Viaggiare fa bene al nostro cervello, è quanto confermano recenti studi che hanno analizzato gli effetti dei viaggi sulla nostra mente: dalla felicità al problem solving, tutti gli incredibili effetti benefici del girare il mondo.
Che in ferie ci si senta meglio, è un dato di fatto. Ora, però, arriva anche la conferma da parte degli esperti: fare le valigie e partire può portare a notevoli benefici, fisici e psicologi. Quella sensazione di quando si scende dall’aereo
e sai che stai per sperimentare un miliardo di cose nuove e non vedi l’ora di iniziare. Sei così felice di essere arrivato, inspiri profondamente con il naso la nuova aria e pensi che la vita sia così impressionante e meravigliosa; “come si fa a non farlo più spesso?”. Sembra proprio che i più felici non siano coloro che possiedono molte cose, ma chi ha avuto più esperienze. Investire sulle esperienze, anziché su oggetti materiali, garantisce una sensazione di appagamento più duratura perché ci connette agli altri più facilmente, in modo più profondo e ampio.

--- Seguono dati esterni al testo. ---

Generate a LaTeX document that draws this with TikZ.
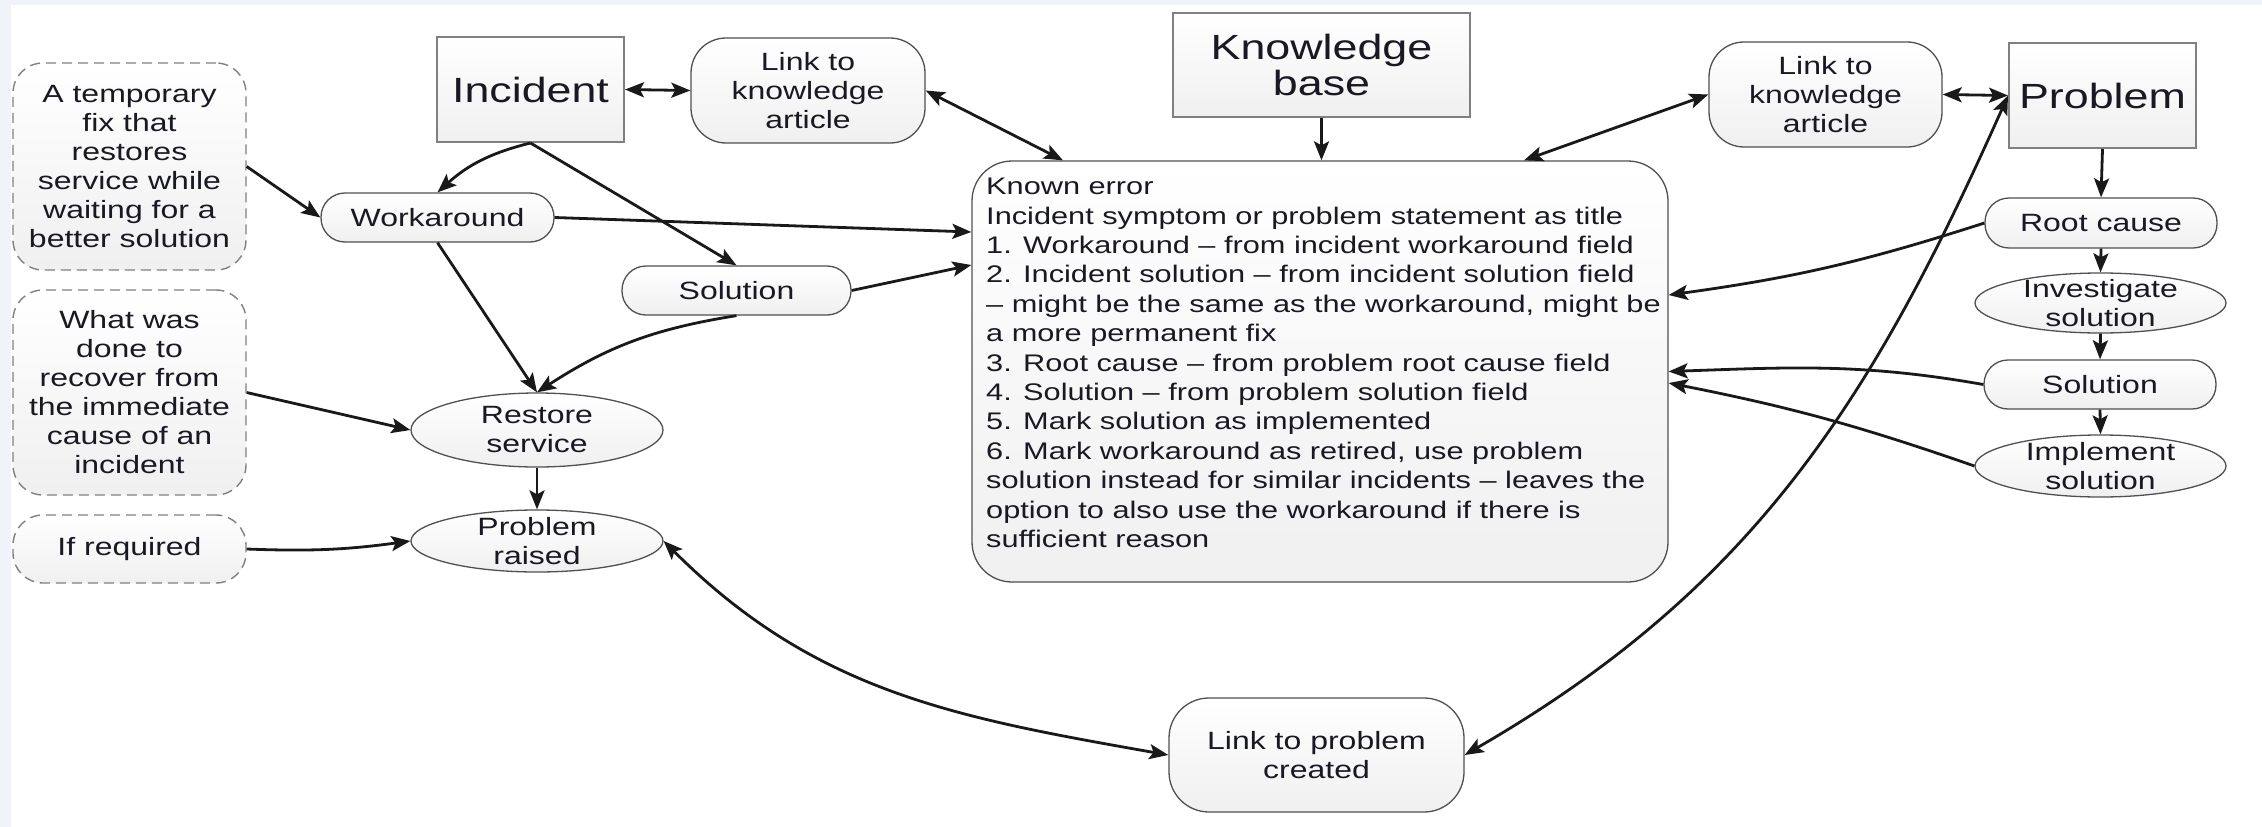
\documentclass[tikz,border=0pt]{standalone}
\usepackage{fontspec}
\setmainfont{Liberation Sans}[FakeStretch=1.28]
\usetikzlibrary{shapes.geometric,arrows.meta,calc}
\definecolor{bgblue}{RGB}{240,244,250}
\definecolor{txt}{RGB}{25,25,35}
\definecolor{edge}{RGB}{80,80,80}
\begin{document}
\begin{tikzpicture}[x=1pt,y=1pt,
  base/.style={draw=edge, line width=1.3pt, top color=white, bottom color=gray!12, text=txt, align=center, inner sep=0pt, font=\fontsize{25}{29}\selectfont},
  sqbox/.style={base, draw=gray, line width=2pt, font=\fontsize{35}{36}\selectfont},
  rbox/.style={base, rounded corners=35pt},
  dbox/.style={base, draw=gray, line width=1.4pt, dash pattern=on 10pt off 6pt, rounded corners=30pt, minimum width=233pt},
  pill/.style={base, rounded corners=24pt, minimum height=49pt},
  ell/.style={base, ellipse, inner xsep=0pt, inner ysep=-6pt, minimum width=252pt},
  arr/.style={line width=2.8pt, draw=black!90, -{Stealth[length=19pt,width=15pt,inset=4pt]}},
  darr/.style={line width=2.8pt, draw=black!90, {Stealth[length=19pt,width=15pt,inset=4pt]}-{Stealth[length=19pt,width=15pt,inset=4pt]}},
]
\useasboundingbox (0,0) rectangle (2262,-827);
\fill[bgblue] (0,0) rectangle (2262,-827);
\fill[white] (11,-5) rectangle (2262,-827);

\node[dbox, minimum height=207pt] (tmp) at (129.5,-166.5) {A temporary\\fix that\\restores\\service while\\waiting for a\\better solution};
\node[dbox, minimum height=205pt] (what) at (129.5,-392.5) {What was\\done to\\recover from\\the immediate\\cause of an\\incident};
\node[dbox, minimum height=68pt] (ifreq) at (129.5,-549) {If required};

\node[sqbox, minimum width=187pt, minimum height=105pt] (incident) at (530.5,-89.5) {Incident};
\node[rbox, minimum width=234pt, minimum height=105pt] (link1) at (808,-90.5) {Link to\\knowledge\\article};
\node[sqbox, minimum width=297pt, minimum height=104pt] (kb) at (1321.5,-65) {Knowledge\\base};
\node[rbox, minimum width=233pt, minimum height=105pt] (link2) at (1825.5,-94.5) {Link to\\knowledge\\article};
\node[sqbox, minimum width=187pt, minimum height=105pt] (problem) at (2102.5,-95.5) {Problem};

\node[pill, minimum width=233pt] (work) at (437.5,-217.5) {Workaround};
\node[pill, minimum width=229pt] (sol1) at (736.5,-290.5) {Solution};
\node[ell, minimum height=74pt] (restore) at (537,-430) {Restore\\service};
\node[ell, minimum height=62pt] (raised) at (537,-541) {Problem\\raised};

\node[base, rounded corners=40pt, minimum width=696pt, minimum height=421pt] (known) at (1320,-371.5) {};
\node[anchor=north west, align=left, inner sep=0pt, text=txt, font=\fontsize{24}{29.4}\selectfont] (knowntext) at (986,-178) {Known error\\
Incident symptom or problem statement as title\\
1. Workaround – from incident workaround field\\
2. Incident solution – from incident solution field\\
– might be the same as the workaround, might be\\
a more permanent fix\\
3. Root cause – from problem root cause field\\
4. Solution – from problem solution field\\
5. Mark solution as implemented\\
6. Mark workaround as retired, use problem\\
solution instead for similar incidents – leaves the\\
option to also use the workaround if there is\\
sufficient reason};

\node[pill, minimum width=232pt, minimum height=50pt] (root) at (2101,-223) {Root cause};
\node[ell, minimum width=251pt, minimum height=60pt] (invest) at (2100.5,-303) {Investigate\\solution};
\node[pill, minimum width=232pt] (sol2) at (2100,-384.5) {Solution};
\node[ell, minimum width=251pt, minimum height=62pt] (impl) at (2100.5,-466) {Implement\\solution};

\node[rbox, rounded corners=40pt, minimum width=295pt, minimum height=114pt] (linkprob) at (1316.5,-755) {Link to problem\\created};

% connectors
\draw[arr] (tmp.east) -- (work.west);
\draw[arr] (incident.south) to[bend right=14] (work.north);
\draw[arr] (incident.south) -- (sol1.north);
\draw[arr] (work.east) -- ([yshift=139.5pt]known.west);
\draw[arr] (sol1.east) -- ([yshift=106.5pt]known.west);
\draw[arr] (work.south) -- (restore.north);
\draw[arr] (sol1.south) to[bend right=12] (restore.north);
\draw[arr] (what.east) -- (restore.west);
\draw[arr] (ifreq.east) to[bend right=5] (raised.west);
\draw[arr] (restore.south) -- (raised.north);
\draw[darr] (incident.east) -- (link1.west);
\draw[darr] (link1.east) -- ([xshift=-257pt]known.north);
\draw[arr] (kb.south) -- (kb.south |- known.north);
\draw[darr] ([xshift=204pt]known.north) -- (link2.west);
\draw[darr] (link2.east) -- (problem.west);
\draw[arr] (problem.south) -- (root.north);
\draw[arr] (root.west) to[bend left=5] ([yshift=76.5pt]known.east);
\draw[arr] (root.south) -- (invest.north);
\draw[arr] (invest.south) -- (sol2.north);
\draw[arr] (sol2.south) -- (impl.north);
\draw[arr] (sol2.west) to[out=170,in=2] (known.east);
\draw[arr] (impl.west) to[bend right=4] ([yshift=-11.5pt]known.east);
\draw[darr] (raised.east) to[out=-45,in=170] (linkprob.west);
\draw[darr] (linkprob.east) to[out=30,in=-114] (problem.west);
\end{tikzpicture}
\end{document}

Gli esseri umani sono delle creature sociali e le relazioni più significative contribuiscono enormemente alla nostra felicità. Secondo quanto scrive il periodico Focus, percorrere luoghi sconosciuti, degustare cibi mai assaggiati o imparare qualche parola in un’altra lingua sono attività che costruiscono nuove connessioni nel cervello. Uno studio condotto dal Journal of Personality and Social Psychology ha riferito che gli studenti che hanno vissuto all’estero hanno avuto il 20% in più di probabilità di risolvere un compito su un computer rispetto a coloro che non hanno viaggiato. Perché? Il semplice fatto di vedere un’altra cultura per un periodo di tempo prolungato apre la mente a vedere in modi diversi il mondo e aiuta a capire che una cosa può avere molteplici significati.
Il dottor Gary Small dell’Università di Los Angeles ha scoperto che viaggiare migliora l’efficienza della corteccia cerebrale dorsolaterale, molto importante per la memoria a lungo termine. Lo psicologo e ricercatore olandese Jeroen Nawijn ha, invece, studiato la correlazione tra felicità e viaggi. Prendendo in esame 481 turisti di Amsterdam, ha scoperto che viaggiare fa sentire soddisfatti della propria giornata il 20% in più rispetto a chi non viaggia. La soddisfazione cresce dal secondo giorno di viaggio in poi, fino al penultimo giorno, prima della partenza. Il penultimo giorno la soddisfazione cala drasticamente, probabilmente per la tristezza di dover tornare a casa. Ma la felicità aumenta nuovamente l’ultimo giorno, forse proprio per la voglia di tornare a casa propria. Un altro dato interessante di questa ricerca è che un viaggio che dura dai 3 ai 6 giorni consente un buon miglioramento dell’umore.
Tutto ciò è valido anche e soprattutto se la vacanza è per un breve periodo, ma ripetuto nel corso dell’anno. Insomma, meglio dei soggiorni più brevi, ma tre/quattro volte nell’arco dei 12 mesi. Secondo una ricerca dell’economista comportamentale Dan Arielyc, citato da Skyscanner, i benefici di una vacanza tendono ad affievolirsi nel corso del tempo, dunque “l’abitudine alla vacanza” potrebbe cancellare il benessere compessivo.